For each poem, we provide the following:
Other editions: The location of the poem in the editions of Grenier-Winther (GW) and Piaget.
Base MS: The manuscript from which our text is taken, using the sigla listed on this page.
Other copies: The other manuscripts in which the poem appears, with the line numbers for excerpts.
Selected variants: Most of the notes record the editors’ emendations. A small number (for instance, regarding the titles) record alternative readings when we did not emend the base text. We do not, however, provide a complete list of variants, for which one may consult Grenier-Winther’s edition. Each note consists of a line number, a lemma (the reading from our text), the manuscript source for the reading that we have chosen, selected readings from other manuscripts; and the reading from the base manuscript when it was rejected. If no manuscript source is listed following the lemma, the adopted reading is the editors’ conjecture.

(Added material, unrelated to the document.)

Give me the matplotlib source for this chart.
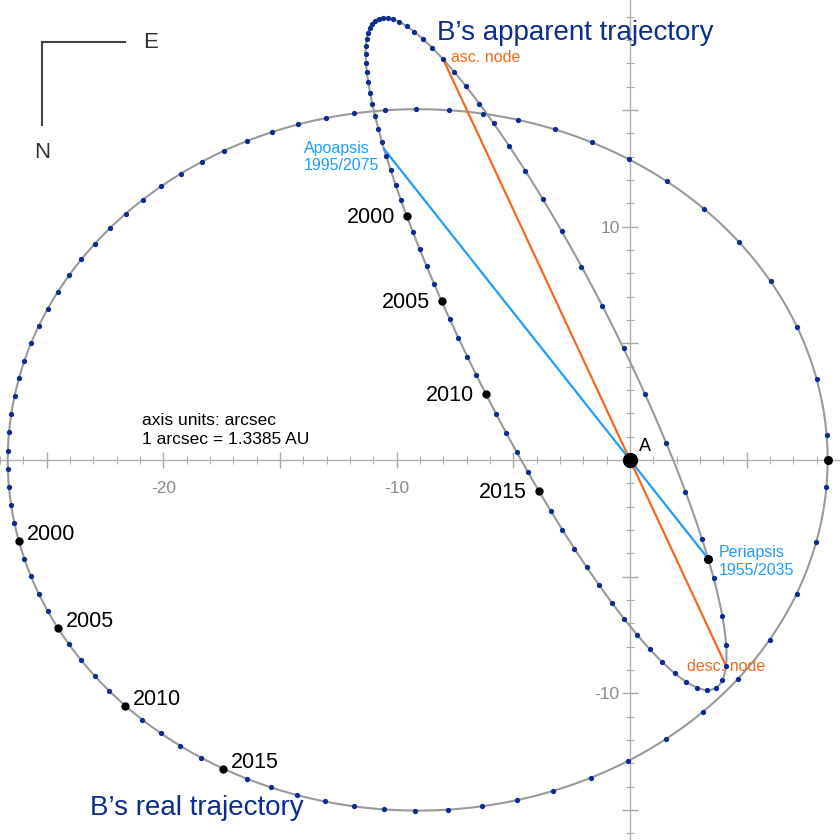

Other comments on the text, as required.
GW39, Piaget p. 229.
Base MS P. Other copies: A, F, K, R (lines 95–125), S (lines 1–131).
6 qui. So C, F, K, S. A, P: quil.
107 aterminer. So A, F, K, R. P, S: aterminer et finer.
129–32 Dont je seray . . . faite. So A. P: lacks.
173 trovez . . . en. So A. F, K, P: tournez . . . a.
186 texte. So A, F, K. P: teuxte.
210 me. So A. P, F, K: tel.
213 defrire. So F, K. P: deffraire.
216 Belle, tournez vers moy vos yeulx. So A. P F K: lacks.